Mit dem Pokalsieg, dem ersten Titel der Eintracht seit 30 Jahren, hat sich Kovac Respekt und Anerkennung zurückgeholt nachdem die Stimmung am Main gekippt war als herauskam, dass er zu Bayern wechselt. Der Erfolg gegen die Heynckes-Mannen hat auch in taktischer Hinsicht gezeigt, aus welchem Holz Kovac geschnitzt ist. Der Respekt der Bayern-Kabine wird nun größer sein gegenüber dem Neuen.

Ein No-Go! Bayern verschwinden vor Siegerehrung in der Kabine

Die Münchner ließen nicht nur ihr mögliches 12. Double und den 19. Pokaltriumph liegen, sondern verloren auch eine Menge Respekt – nach dem Spiel. Denn es ist in Berlin Usus, dass die unterlegene Mannschaft normalerweise Spalier steht für den Pokalsieger und applaudiert. Doch die Bayern verschwanden, kaum hatten sie ihre Silbermedaillen bekommen, in der Kabine. Ein No-Go!

Nachdem das Team die Medaillen für die Zweitplatzierten bekommen hatte, verschwindet fast die ganze Mannschaft direkt in der Kabine. Lediglich die Ersatztorhüter Manuel Neuer, Tom Starke und Sportdirektor Hasan Salihamidzic blieben auf dem Rasen und zollten den Frankfurtern ihren Respekt. Ein Affront, für den die Bayern in den sozialen Netzwerken einen Shitstorm ernteten. Erklärungsversuche, zum Teil schwacher Natur, lauteten.

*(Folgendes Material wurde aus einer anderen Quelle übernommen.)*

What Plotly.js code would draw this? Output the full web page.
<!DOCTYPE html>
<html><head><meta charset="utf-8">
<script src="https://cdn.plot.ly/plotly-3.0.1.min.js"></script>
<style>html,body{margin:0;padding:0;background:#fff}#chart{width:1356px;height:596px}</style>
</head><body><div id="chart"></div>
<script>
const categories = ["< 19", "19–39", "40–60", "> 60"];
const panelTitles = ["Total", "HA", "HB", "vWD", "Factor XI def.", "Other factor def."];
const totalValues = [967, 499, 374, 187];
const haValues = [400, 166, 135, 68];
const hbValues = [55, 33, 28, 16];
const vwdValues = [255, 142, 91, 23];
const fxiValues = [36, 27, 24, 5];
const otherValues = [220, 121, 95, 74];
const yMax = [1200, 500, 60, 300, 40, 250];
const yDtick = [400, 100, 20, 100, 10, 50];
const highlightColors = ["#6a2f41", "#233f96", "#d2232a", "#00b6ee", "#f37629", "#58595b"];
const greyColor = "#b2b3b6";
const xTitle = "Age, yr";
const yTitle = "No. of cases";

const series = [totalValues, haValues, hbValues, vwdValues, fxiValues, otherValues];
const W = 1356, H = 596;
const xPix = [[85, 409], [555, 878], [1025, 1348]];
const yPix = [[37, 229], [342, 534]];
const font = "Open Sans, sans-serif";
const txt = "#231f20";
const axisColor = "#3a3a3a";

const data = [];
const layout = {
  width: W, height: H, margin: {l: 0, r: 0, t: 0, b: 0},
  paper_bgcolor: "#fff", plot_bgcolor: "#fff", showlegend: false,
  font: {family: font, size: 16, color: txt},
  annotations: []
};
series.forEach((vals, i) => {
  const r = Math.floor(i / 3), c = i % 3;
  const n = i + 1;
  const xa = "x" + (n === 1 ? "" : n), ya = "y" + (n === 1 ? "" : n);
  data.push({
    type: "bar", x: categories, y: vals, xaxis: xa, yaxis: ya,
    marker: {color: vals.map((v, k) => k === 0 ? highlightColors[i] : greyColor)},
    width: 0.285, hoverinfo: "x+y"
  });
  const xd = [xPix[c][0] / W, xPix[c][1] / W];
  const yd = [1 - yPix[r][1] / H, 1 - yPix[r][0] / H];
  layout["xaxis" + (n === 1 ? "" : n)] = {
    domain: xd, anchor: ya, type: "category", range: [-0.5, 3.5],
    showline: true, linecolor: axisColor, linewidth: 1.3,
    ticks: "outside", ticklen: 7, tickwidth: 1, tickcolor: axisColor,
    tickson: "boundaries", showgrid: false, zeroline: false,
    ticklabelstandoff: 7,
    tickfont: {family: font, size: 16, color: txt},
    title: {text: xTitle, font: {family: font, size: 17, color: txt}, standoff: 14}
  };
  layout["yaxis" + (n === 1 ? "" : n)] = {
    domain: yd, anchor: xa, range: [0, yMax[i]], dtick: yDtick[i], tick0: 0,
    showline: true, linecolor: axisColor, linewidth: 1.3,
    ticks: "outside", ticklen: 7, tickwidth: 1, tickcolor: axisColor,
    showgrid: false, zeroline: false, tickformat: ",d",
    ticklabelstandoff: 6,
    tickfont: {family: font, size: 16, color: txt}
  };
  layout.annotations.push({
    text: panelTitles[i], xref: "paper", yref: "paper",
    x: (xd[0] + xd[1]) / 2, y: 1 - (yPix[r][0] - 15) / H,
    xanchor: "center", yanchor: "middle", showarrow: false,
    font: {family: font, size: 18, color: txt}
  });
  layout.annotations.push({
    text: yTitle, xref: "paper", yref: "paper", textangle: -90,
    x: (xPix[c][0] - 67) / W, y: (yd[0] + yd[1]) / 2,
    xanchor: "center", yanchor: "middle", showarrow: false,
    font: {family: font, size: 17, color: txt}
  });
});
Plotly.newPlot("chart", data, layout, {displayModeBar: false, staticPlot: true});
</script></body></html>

“Ich bin bestimmt schon ein-, zweimal in meiner Karriere rein. Aber das hatte nie was mit Respektlosigkeit zu tun”, sagte Mats Hummels, “es war eher so, dass wir links fast reingeleitet wurden. Einer hat den Anfang gemacht und alle anderen sind wie eine Entenfamilie hinterher gedackelt.”

Ein kleiner Kratzer in Heynckes’ Bilanz

Einzig Jupp Heynckes wahrte Haltung, er entschuldigte sich im TV und auf der Pressekonferenz: “Da muss ich ganz ehrlich zugeben, dass in dem Moment die Spieler und ich sicher nicht dran gedacht haben.”

Und weiter: “Ich hätte mir gewünscht, dass ein Verantwortlicher des DFB oder des FC Bayern uns darauf hingewiesen hätte. Dann hätte ich meine Mannschaft aufgefordert, zu bleiben.”

Ein fader Beigeschmack bleibt. Und ein klitzekleiner Kratzer in Heynckes sportlicher Bilanz seiner letzten Trainerstation.